S’agissant du Kazakhstan, une commission mixte pour la coopération économique se réunira le 7 mars prochain : nous aurons ainsi un échange complet avec les représentants de ce pays au sujet des domaines dans lesquels nous pouvons travailler ensemble. Je pense aux produits de la famille « mieux vivre en ville », qui sont particulièrement performants : notre offre de qualité autour de la ville durable est en phase avec la demande mondiale, y compris celle du Kazakhstan. Agir ainsi, c’est faire preuve d’anticipation par rapport à nos concurrents ! (Applaudissements sur les travées du groupe socialiste et sur certaines travées du RDSE. – M. Aymeri de Montesquiou applaudit également.)
Mme la présidente. La parole est à M. Aymeri de Montesquiou, pour la réplique.
M. Aymeri de Montesquiou. Madame le ministre, je vous félicite d’avoir commandé ce rapport qui sera très précieux. (Mme la ministre du commerce extérieur fait passer un exemplaire du rapport à l’orateur.) Merci beaucoup, madame le ministre !
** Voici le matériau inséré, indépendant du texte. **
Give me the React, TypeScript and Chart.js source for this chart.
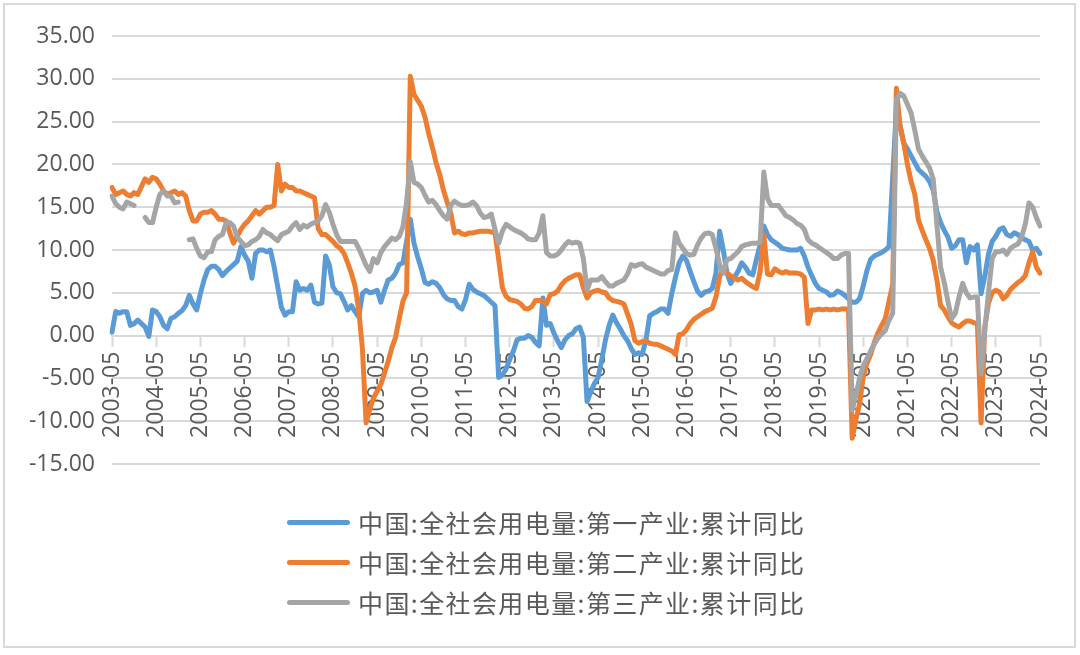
import React, { useEffect, useRef } from 'react';
import { Chart, registerables } from 'chart.js';

Chart.register(...registerables);

const START_YEAR = 2003;
const START_MONTH = 5;
const POINT_COUNT = 253;
const LABEL_EVERY = 12;

const CATEGORIES: string[] = [];
for (let k = 0; k < POINT_COUNT; k++) {
  const m = START_MONTH - 1 + k;
  const y = START_YEAR + Math.floor(m / 12);
  const mm = (m % 12) + 1;
  CATEGORIES.push(`${y}-${String(mm).padStart(2, '0')}`);
}

const SERIES_NAMES = [
  '中国:全社会用电量:第一产业:累计同比',
  '中国:全社会用电量:第二产业:累计同比',
  '中国:全社会用电量:第三产业:累计同比',
];

const PRIMARY: (number | null)[] = [
  0.4, 2.8, 2.6, 2.8, 2.8, 1.2, 1.4, 1.8, 1.4, 1.0, -0.1, 3.0,
  2.8, 2.2, 1.2, 0.8, 2.0, 2.2, 2.6, 2.9, 3.5, 4.7, 3.7, 3.0,
  4.9, 6.5, 7.7, 8.1, 8.1, 7.7, 7.0, 7.5, 7.9, 8.3, 8.7, 10.4,
  9.4, 8.7, 6.7, 9.6, 10.0, 10.0, 9.8, 10.0, 8.1, 5.7, 3.3, 2.4,
  2.8, 2.8, 6.3, 5.3, 5.5, 5.3, 5.9, 3.9, 3.7, 3.8, 9.3, 8.3,
  5.7, 5.0, 4.9, 4.0, 3.0, 3.5, 2.8, 2.2, 4.9, 5.3, 5.0, 5.1,
  5.3, 3.9, 5.3, 6.5, 6.7, 7.3, 8.3, 8.5, 11.0, 13.6, 10.8, 9.2,
  7.8, 6.2, 6.0, 6.3, 6.1, 5.6, 4.8, 4.3, 4.1, 4.1, 3.4, 3.1,
  4.2, 6.0, 5.4, 5.1, 4.9, 4.7, 4.3, 3.9, 3.5, -4.9, -4.6, -3.9,
  -2.8, -1.8, -0.5, -0.3, -0.3, 0.0, -0.2, -0.8, -1.2, 4.4, 1.2, 1.4,
  0.3, -0.6, -1.4, -0.5, 0.0, 0.2, 0.8, 1.0, -0.2, -7.7, -6.6, -5.6,
  -4.9, -2.8, -0.5, 1.2, 2.4, 1.5, 0.8, 0.0, -0.6, -1.5, -2.2, -2.0,
  -2.2, -0.5, 2.3, 2.6, 2.8, 3.1, 3.1, 2.6, 4.9, 6.8, 8.5, 9.3,
  8.8, 7.5, 6.3, 5.2, 4.7, 5.1, 5.2, 5.5, 7.3, 12.2, 10.0, 7.3,
  6.1, 6.8, 7.5, 8.5, 8.0, 7.3, 7.1, 8.9, 10.6, 12.8, 11.8, 11.2,
  10.9, 10.6, 10.2, 10.1, 10.0, 10.0, 10.0, 10.2, 9.3, 8.0, 7.0, 6.1,
  5.5, 5.3, 5.1, 4.7, 4.8, 5.2, 5.0, 4.7, 4.3, 3.9, 3.9, 4.3,
  5.8, 7.6, 8.9, 9.3, 9.5, 9.7, 10.0, 10.4, 18.5, 26.5, 24.5, 22.5,
  21.8, 21.0, 20.2, 19.4, 19.0, 18.6, 18.0, 17.0, 14.5, 13.2, 12.3, 11.5,
  10.2, 10.5, 11.2, 11.2, 8.5, 10.4, 10.0, 10.6, 4.9, 6.9, 9.5, 11.0,
  11.6, 12.4, 12.6, 11.8, 11.6, 12.0, 11.8, 11.4, 11.2, 11.0, 10.0, 10.2,
  9.6,
];

const SECONDARY: (number | null)[] = [
  17.3, 16.5, 16.7, 16.9, 16.5, 16.3, 16.7, 16.5, 17.4, 18.3, 17.9, 18.5,
  18.3, 17.7, 16.9, 16.5, 16.7, 16.9, 16.5, 16.7, 16.3, 14.6, 13.4, 13.4,
  14.2, 14.4, 14.4, 14.6, 14.2, 13.6, 13.6, 13.4, 12.0, 10.8, 11.6, 12.4,
  13.0, 13.4, 14.0, 14.6, 14.2, 14.6, 15.0, 15.0, 15.2, 20.0, 16.9, 17.7,
  17.3, 17.3, 16.9, 16.9, 16.7, 16.5, 16.3, 16.1, 12.5, 11.8, 11.8, 11.4,
  11.0, 10.5, 10.2, 9.6, 8.5, 7.3, 5.8, 3.0, -1.5, -10.2, -8.6, -7.3,
  -6.5, -5.7, -4.4, -3.0, -1.4, -0.2, 2.0, 4.0, 5.0, 30.3, 28.2, 27.5,
  26.8, 25.5, 23.6, 22.0, 20.2, 18.8, 17.0, 15.6, 14.3, 12.0, 12.2, 11.9,
  11.8, 12.0, 12.0, 12.1, 12.2, 12.2, 12.2, 12.1, 12.0, 8.9, 5.6, 4.6,
  4.2, 4.1, 4.0, 3.7, 3.2, 3.1, 3.4, 4.1, 4.1, 4.0, 3.7, 4.8,
  4.9, 5.2, 5.9, 6.4, 6.7, 6.9, 7.1, 7.1, 5.6, 4.4, 5.0, 5.2,
  5.3, 5.1, 5.0, 4.4, 4.1, 4.0, 3.9, 3.7, 2.5, 1.3, -0.6, -0.9,
  -0.7, -0.6, -0.9, -1.0, -1.0, -1.2, -1.4, -1.6, -1.8, -2.2, 0.1, 0.2,
  0.7, 1.4, 1.9, 2.2, 2.5, 2.8, 3.0, 3.2, 4.5, 6.9, 7.9, 7.3,
  7.0, 6.7, 6.5, 6.7, 6.3, 6.0, 5.7, 5.5, 7.5, 11.8, 7.2, 7.1,
  7.8, 7.5, 7.3, 7.5, 7.3, 7.3, 7.3, 7.2, 6.8, 1.4, 3.0, 3.0,
  3.1, 3.0, 3.1, 3.0, 3.1, 3.0, 3.1, 3.1, 3.1, -12.0, -9.8, -8.0,
  -4.8, -3.2, -2.2, -0.8, 0.3, 1.2, 2.0, 4.0, 6.0, 28.9, 24.5, 22.5,
  20.0, 18.0, 16.5, 13.5, 12.3, 11.2, 10.2, 8.8, 6.5, 3.5, 3.0, 2.2,
  1.5, 1.2, 1.0, 1.4, 1.7, 1.7, 1.5, 1.4, -10.2, 1.0, 3.8, 5.0,
  5.3, 5.1, 4.3, 4.7, 5.4, 5.8, 6.2, 6.5, 7.0, 8.5, 9.8, 8.0,
  7.3,
];

const TERTIARY: (number | null)[] = [
  16.3, 15.4, 15.0, 14.8, 15.6, 15.4, 15.2, null, null, 13.8, 13.2, 13.2,
  15.0, 16.5, 16.9, 16.3, 16.3, 15.5, 15.6, null, null, 11.2, 11.3, 10.2,
  9.3, 9.1, 9.8, 9.8, 11.2, 11.6, 11.8, 13.2, 13.2, 12.8, 11.5, 11.0,
  10.5, 10.6, 11.0, 11.2, 11.6, 12.4, 12.0, 11.8, 11.4, 11.1, 11.8, 12.0,
  12.2, 12.8, 13.2, 12.4, 12.9, 12.7, 13.0, 13.2, 13.4, 14.0, 15.3, 14.4,
  13.0, 11.8, 11.0, 11.0, 11.0, 11.0, 11.0, 10.2, 9.2, 8.2, 7.5, 9.0,
  8.5, 9.7, 10.4, 10.9, 11.4, 11.2, 11.6, 12.7, 15.6, 20.3, 17.9, 17.7,
  17.3, 16.4, 15.6, 15.8, 15.3, 14.6, 14.0, 13.6, 15.2, 15.7, 15.4, 15.2,
  15.2, 15.3, 15.6, 15.2, 14.3, 13.8, 13.9, 14.2, 12.4, 10.8, 12.2, 13.0,
  12.7, 12.4, 12.2, 12.0, 11.7, 11.3, 11.2, 11.2, 12.0, 14.0, 9.7, 9.3,
  9.3, 9.5, 10.0, 10.6, 11.0, 10.8, 10.9, 10.8, 9.0, 5.3, 6.5, 6.5,
  6.5, 6.9, 6.3, 5.8, 5.8, 6.1, 6.3, 6.5, 7.2, 8.3, 8.1, 8.3,
  8.4, 8.0, 7.8, 7.6, 7.4, 7.2, 7.2, 7.6, 7.7, 12.0, 10.8, 10.2,
  9.6, 9.4, 9.5, 10.6, 11.4, 11.9, 12.0, 11.8, 10.2, 8.3, 7.3, 8.9,
  9.0, 9.4, 9.8, 10.4, 10.6, 10.7, 10.8, 10.8, 10.9, 19.1, 16.0, 15.2,
  15.2, 15.2, 14.6, 14.0, 13.8, 13.5, 13.1, 12.9, 12.4, 11.2, 10.8, 10.6,
  10.3, 10.0, 9.7, 9.4, 9.0, 9.0, 9.4, 9.6, 9.6, -8.7, -7.0, -5.0,
  -3.5, -2.7, -1.8, -1.0, -0.3, 0.2, 0.6, 1.8, 2.6, 27.5, 28.3, 28.0,
  27.0, 26.0, 24.0, 21.8, 21.0, 20.3, 19.6, 18.3, 13.0, 8.0, 6.2, 4.0,
  2.0, 2.6, 4.5, 6.1, 5.0, 4.4, 4.5, 4.5, -4.5, 0.5, 5.0, 9.0,
  9.8, 9.8, 10.0, 9.5, 10.2, 10.5, 10.7, 11.5, 13.0, 15.5, 15.0, 13.8,
  12.8,
];

const COLORS = ['#5B9BD5', '#ED7D31', '#A5A5A5'];
const Y_MIN = -15;
const Y_MAX = 35;
const Y_STEP = 5;

const TEXT_COLOR = '#595959';
const GRID_COLOR = '#d9d9d9';
const NUM_FONT = '"Open Sans", "Noto Sans", sans-serif';
const CJK_FONT = '"Noto Sans CJK SC", "Noto Sans", sans-serif';

export default function App() {
  const canvasRef = useRef<HTMLCanvasElement | null>(null);

  useEffect(() => {
    document.body.style.margin = '0';
    const canvas = canvasRef.current;
    if (!canvas) return;
    const seriesData = [PRIMARY, SECONDARY, TERTIARY];
    const chart = new Chart(canvas, {
      type: 'line',
      data: {
        labels: CATEGORIES,
        datasets: seriesData.map((d, i) => ({
          label: SERIES_NAMES[i],
          data: d,
          borderColor: COLORS[i],
          backgroundColor: COLORS[i],
          borderWidth: 5,
          pointRadius: 0,
          pointHoverRadius: 0,
          tension: 0,
          spanGaps: false,
          borderJoinStyle: 'round' as const,
          borderCapStyle: 'round' as const,
          order: 2 - i,
        })),
      },
      options: {
        animation: false,
        responsive: false,
        devicePixelRatio: 1,
        layout: { padding: { left: 0, right: 40, top: 36, bottom: 191 } },
        plugins: {
          legend: { display: false },
          tooltip: { enabled: false },
        },
        scales: {
          x: {
            type: 'category',
            position: { y: 0 } as any,
            offset: false,
            grid: {
              drawOnChartArea: false,
              drawTicks: true,
              tickLength: 10,
              tickWidth: 2,
              tickColor: GRID_COLOR,
            },
            border: { display: true, color: GRID_COLOR, width: 2 },
            ticks: {
              autoSkip: false,
              minRotation: 90,
              maxRotation: 90,
              padding: 6,
              color: TEXT_COLOR,
              font: { family: NUM_FONT, size: 23 },
            },
            afterBuildTicks: (s: any) => {
              s.ticks = s.ticks.filter((_t: any, i: number) => i % LABEL_EVERY === 0);
            },
            afterFit: (s: any) => {
              s.height = 0;
            },
          },
          y: {
            type: 'linear',
            min: Y_MIN,
            max: Y_MAX,
            grid: { color: GRID_COLOR, lineWidth: 2, drawTicks: false },
            border: { display: false },
            ticks: {
              stepSize: Y_STEP,
              padding: 17,
              color: TEXT_COLOR,
              font: { family: NUM_FONT, size: 23 },
              callback: (v: any) => Number(v).toFixed(2),
            },
            afterFit: (s: any) => {
              s.width = 112;
            },
          },
        },
      },
    });
    return () => chart.destroy();
  }, []);

  return (
    <div style={{ position: 'fixed', left: 0, top: 0, width: 1080, height: 655, background: '#fff' }}>
      <canvas ref={canvasRef} width={1080} height={655} style={{ width: 1080, height: 655, display: 'block' }} />
      <div
        style={{
          position: 'absolute',
          left: 3,
          top: 3,
          width: 1073,
          height: 645,
          border: `2px solid ${GRID_COLOR}`,
          boxSizing: 'border-box',
          pointerEvents: 'none',
        }}
      />
      <div style={{ position: 'absolute', left: 287, top: 502 }}>
        {SERIES_NAMES.map((name, i) => (
          <div key={name} style={{ display: 'flex', alignItems: 'center', height: 40 }}>
            <div style={{ width: 63, height: 5, borderRadius: 3, background: COLORS[i], marginRight: 8 }} />
            <span
              style={{
                fontFamily: CJK_FONT,
                fontSize: 25,
                letterSpacing: '1.4px',
                color: TEXT_COLOR,
                whiteSpace: 'nowrap',
                lineHeight: '40px',
              }}
            >
              {name}
            </span>
          </div>
        ))}
      </div>
    </div>
  );
}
Je suis très heureux que le Kazakhstan n’ait pas échappé à votre sagacité. Toujours est-il que, dans les listes que j’ai consultées, ce pays ne figure pas parmi les pays cibles au titre de « mieux vivre en ville ». Or, je le répète, la ville d’Astana a été choisie pour accueillir en 2017 une exposition internationale sur ce thème. Le Kazakhstan doit donc être ajouté à cette liste, d’autant que c’est un pays plein d’avenir. Je suis certain que les produits français, de très haute qualité, y trouveront leur place, ainsi que beaucoup d’entreprises françaises.
Mme la présidente. La parole est à M. Claude Bérit-Débat.
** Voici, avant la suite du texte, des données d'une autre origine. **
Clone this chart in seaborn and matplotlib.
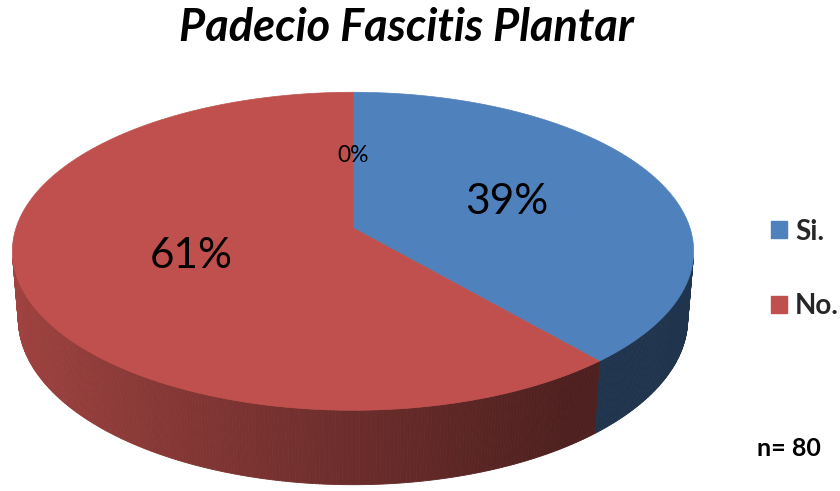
import numpy as np
import matplotlib
matplotlib.use("Agg")
import matplotlib.pyplot as plt
from matplotlib.patches import Patch, Polygon
import seaborn as sns

# ---- data ----
categories = ["Si.", "No.", ""]
counts = [31, 49, 0]
n_total = 80
title = "Padecio Fascitis Plantar"
slice_colors = ["#4F81BD", "#C0504D", "#9BBB59"]

# ---- style / 3D projection settings ----
W, H = 840, 491
CX, CY = 353.0, 228.0      # projected pie centre (pixels)
FOCAL = 2042.0             # perspective focal length
DIST = 6.06                # camera distance (in pie radii)
ELEV = np.radians(27.5)    # camera elevation
THICK = 0.2275             # pie thickness (in pie radii)
LABEL_R = 0.5

sns.set_theme(style="white")
plt.rcParams["font.family"] = ["Lato", "DejaVu Sans"]

s_e, c_e = np.sin(ELEV), np.cos(ELEV)


def project(theta_deg, r, y):
    """theta measured clockwise from the back of the pie, in degrees."""
    t = np.radians(theta_deg)
    x = r * np.sin(t)
    z = -r * np.cos(t)
    v = z * s_e - y * c_e
    d = DIST - z * c_e - y * s_e
    return CX + FOCAL * x / d, CY + FOCAL * v / d


def shade(hex_color, theta_deg):
    rgb = np.array(matplotlib.colors.to_rgb(hex_color))
    f = max(0.405, 0.56 - 0.28 * np.sin(np.radians(theta_deg)))
    return tuple(np.clip(rgb * f, 0, 1))


fig = plt.figure(figsize=(W / 100, H / 100), dpi=100)
ax = fig.add_axes([0, 0, 1, 1])
ax.set_xlim(0, W)
ax.set_ylim(H, 0)
ax.axis("off")

total = float(sum(counts))
fracs = [c / total for c in counts]
starts = np.concatenate([[0.0], np.cumsum(fracs)[:-1]]) * 360.0
ends = np.cumsum(fracs) * 360.0

# visible portion of the side wall
theta_vis = np.degrees(np.arccos(-1.0 / (DIST * c_e)))
vis_lo, vis_hi = theta_vis, 360.0 - theta_vis

# side walls
for a0, a1, col in zip(starts, ends, slice_colors):
    lo, hi = max(a0, vis_lo), min(a1, vis_hi)
    if hi <= lo:
        continue
    steps = np.arange(lo, hi, 0.5)
    steps = np.append(steps, hi)
    for t0, t1 in zip(steps[:-1], steps[1:]):
        p0 = project(t0, 1, 0)
        p1 = project(t1, 1, 0)
        q1 = project(t1, 1, -THICK)
        q0 = project(t0, 1, -THICK)
        c = shade(col, 0.5 * (t0 + t1))
        ax.add_patch(Polygon([p0, p1, q1, q0], closed=True, facecolor=c,
                             edgecolor=c, linewidth=0.6, antialiased=True))

# top faces
for a0, a1, col in zip(starts, ends, slice_colors):
    if a1 - a0 <= 0:
        continue
    ts = np.linspace(a0, a1, 300)
    xs, ys = project(ts, 1, 0)
    cx0, cy0 = project(0, 0, 0)
    pts = np.column_stack([np.r_[cx0, xs], np.r_[cy0, ys]])
    ax.add_patch(Polygon(pts, closed=True, facecolor=col, edgecolor=col,
                         linewidth=0.5))

# percentage labels
for a0, a1, cnt in zip(starts, ends, counts):
    pct = int(round(cnt / total * 100))
    lx, ly = project(0.5 * (a0 + a1), LABEL_R, 0)
    size = 30.5 if cnt > 0 else 16.5
    ax.text(lx, ly, f"{pct}%", ha="center", va="center", fontsize=size,
            color="black")

# title
ax.text(406, 28, title, ha="center", va="center", fontsize=32.5,
        fontweight="bold", fontstyle="italic", color="black")

# legend
handles = [Patch(facecolor=c, edgecolor=c) for c, name in
           zip(slice_colors, categories) if name]
labels = [name for name in categories if name]
leg = fig.legend(handles, labels, loc="center left",
                 bbox_to_anchor=(771 / W, 1 - 269 / H), frameon=False,
                 prop={"weight": "bold", "size": 20},
                 handlelength=0.56, handleheight=0.56, handletextpad=0.3,
                 labelspacing=1.75, borderpad=0, borderaxespad=0)

# sample size note
ax.text(789, 448, f"n= {n_total}", ha="center", va="center", fontsize=18,
        fontweight="bold", color="black")

fig.savefig("out.png", dpi=100)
M. Claude Bérit-Débat. Madame la présidente, madame la ministre, mes chers collègues, que notre balance commerciale soit indéfiniment déficitaire n’est pas une fatalité.
Pour revenir à l’équilibre hors énergie d’ici à cinq ans, alors que notre déficit s’est élevé à 70 milliards d’euros l’an dernier, nous avons besoin d’une politique volontariste. C’est cette politique que vous conduisez, madame la ministre, grâce à une stratégie de reconquête qui s’appuie sur les forces de notre tissu industriel et sur nos entreprises les plus innovantes.
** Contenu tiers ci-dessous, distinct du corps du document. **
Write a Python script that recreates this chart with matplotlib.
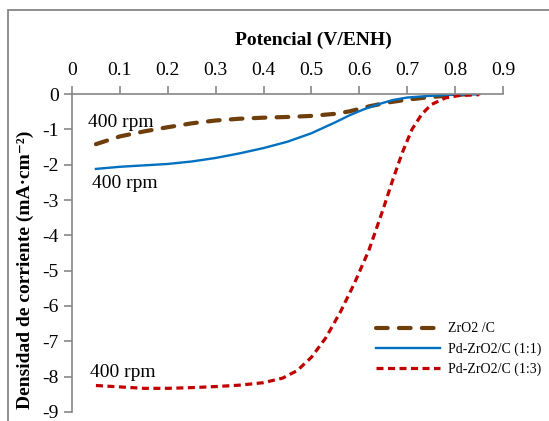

Dans cette perspective, vous avez récemment conclu un partenariat avec les régions, qui se sont engagées à mettre en place, dès le premier trimestre de l’année 2013, des plans régionaux pour l’internationalisation des entreprises, les PRIE, dont elles seront les chefs de file. Il s’agit de mettre en place des guichets uniques et des actions unifiées au service des entreprises, afin notamment de faire progresser de 10 000 en trois ans le nombre des PME et des ETI exportatrices.
Reste que ces plans ne seront efficaces que si nous parvenons à nous doter d’une organisation institutionnelle préservant le lien de proximité si nécessaire dans ce domaine. Des initiatives existent déjà en matière de détection, d’information, de diagnostic et d’aide logistique à l’export. Comment s’inscriront-elles dans les futurs PRIE ?
Pour ne prendre qu’un exemple, je signale qu’une convention régionale de l’export a été conclue en 2011 en Aquitaine, où la chambre de commerce et d’industrie régionale – CCIR – a institué un guichet unique de l’export régional et finance déjà certaines actions. Les premiers résultats de ce dispositif sont encourageants. Nous devons donc éviter la redondance institutionnelle et préserver le savoir-faire et l’expérience déjà acquis.
Madame la ministre, je soutiens sans réserve vos mesures et je suis d’accord avec vous sur le rôle moteur que doivent jouer les régions. Je souhaiterais seulement savoir de quelle manière vous entendez articuler les futurs PRIE avec les initiatives qui existent déjà. (Applaudissements sur les travées du groupe socialiste.)